**Exercise objective:**
Search the data below for "this"; list each line that holds it.

**Input:**
>>>>
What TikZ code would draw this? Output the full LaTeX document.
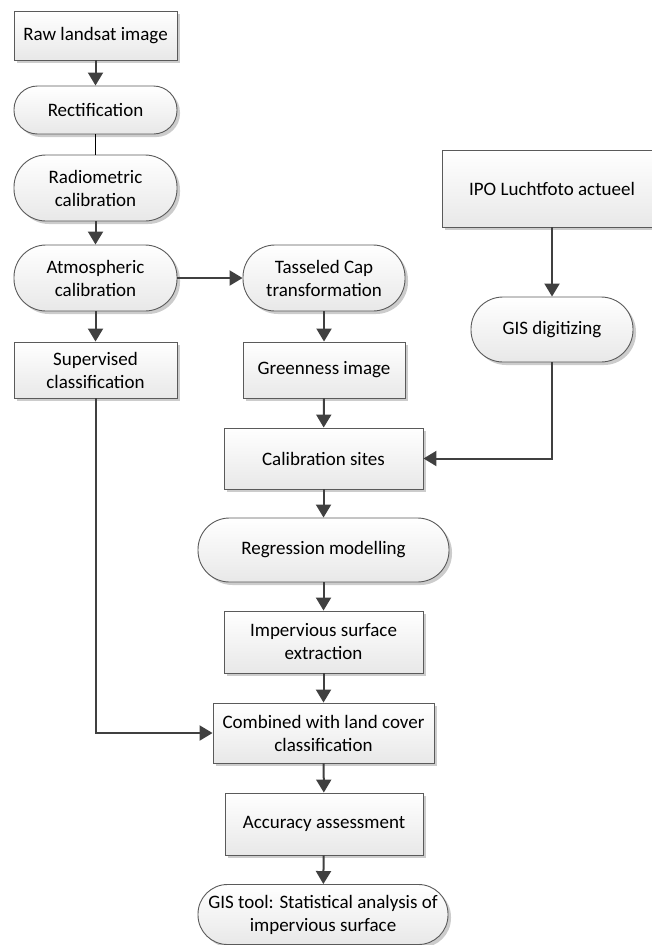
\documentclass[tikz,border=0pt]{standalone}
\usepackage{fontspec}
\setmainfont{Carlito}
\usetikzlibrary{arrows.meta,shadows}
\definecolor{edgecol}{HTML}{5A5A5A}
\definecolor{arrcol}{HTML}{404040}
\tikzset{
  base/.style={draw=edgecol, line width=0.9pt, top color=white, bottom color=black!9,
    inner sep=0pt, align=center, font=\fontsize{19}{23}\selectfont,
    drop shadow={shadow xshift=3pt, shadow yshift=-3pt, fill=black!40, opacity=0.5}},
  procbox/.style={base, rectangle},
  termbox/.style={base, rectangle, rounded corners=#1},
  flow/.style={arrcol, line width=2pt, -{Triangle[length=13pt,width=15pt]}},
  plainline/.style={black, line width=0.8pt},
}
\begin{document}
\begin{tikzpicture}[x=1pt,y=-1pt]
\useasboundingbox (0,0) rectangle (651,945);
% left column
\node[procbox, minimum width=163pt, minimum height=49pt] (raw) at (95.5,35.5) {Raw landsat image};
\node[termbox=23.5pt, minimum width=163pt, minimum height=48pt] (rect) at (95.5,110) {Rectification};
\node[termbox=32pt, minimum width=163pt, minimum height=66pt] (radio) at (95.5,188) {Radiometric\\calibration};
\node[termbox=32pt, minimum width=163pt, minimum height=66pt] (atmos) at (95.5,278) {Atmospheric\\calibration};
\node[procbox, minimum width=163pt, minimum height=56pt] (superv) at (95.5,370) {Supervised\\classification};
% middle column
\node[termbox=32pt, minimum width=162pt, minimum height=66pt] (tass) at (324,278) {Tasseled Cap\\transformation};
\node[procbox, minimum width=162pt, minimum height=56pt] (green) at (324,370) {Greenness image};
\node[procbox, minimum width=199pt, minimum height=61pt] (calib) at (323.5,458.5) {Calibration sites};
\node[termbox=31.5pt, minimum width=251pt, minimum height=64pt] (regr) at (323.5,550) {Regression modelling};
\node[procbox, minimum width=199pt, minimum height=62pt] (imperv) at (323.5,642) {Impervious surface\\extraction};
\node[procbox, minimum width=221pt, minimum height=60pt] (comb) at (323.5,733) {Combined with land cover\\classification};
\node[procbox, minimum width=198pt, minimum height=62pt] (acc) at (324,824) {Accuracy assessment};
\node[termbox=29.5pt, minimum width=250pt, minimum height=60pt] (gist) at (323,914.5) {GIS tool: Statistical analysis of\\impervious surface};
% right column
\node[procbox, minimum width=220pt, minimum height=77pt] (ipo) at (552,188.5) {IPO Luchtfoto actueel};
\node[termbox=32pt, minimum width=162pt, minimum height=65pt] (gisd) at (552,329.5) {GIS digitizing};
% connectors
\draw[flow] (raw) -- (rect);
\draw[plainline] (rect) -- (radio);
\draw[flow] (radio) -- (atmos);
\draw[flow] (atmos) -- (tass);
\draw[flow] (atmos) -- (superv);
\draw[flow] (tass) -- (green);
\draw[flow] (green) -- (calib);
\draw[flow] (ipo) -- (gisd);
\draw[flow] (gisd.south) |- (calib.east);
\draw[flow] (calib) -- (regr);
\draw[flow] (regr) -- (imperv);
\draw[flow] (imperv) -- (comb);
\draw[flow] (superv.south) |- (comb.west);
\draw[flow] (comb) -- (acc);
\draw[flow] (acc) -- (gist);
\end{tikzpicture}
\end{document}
<<<<
>>>>
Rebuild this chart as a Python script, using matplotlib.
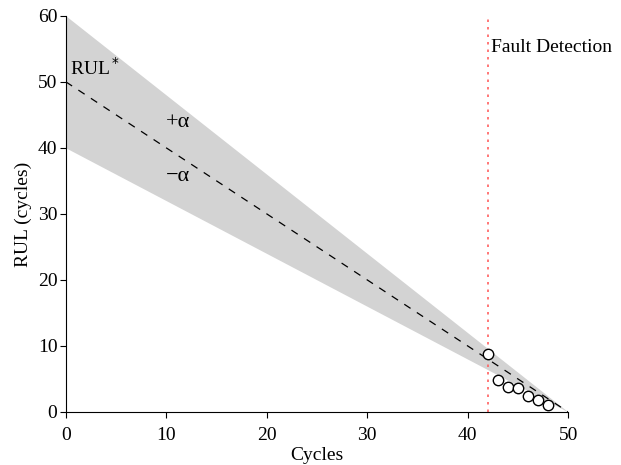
<<<<
**Final result:**
What TikZ code would draw this? Output the full LaTeX document.
Rebuild this chart as a Python script, using matplotlib.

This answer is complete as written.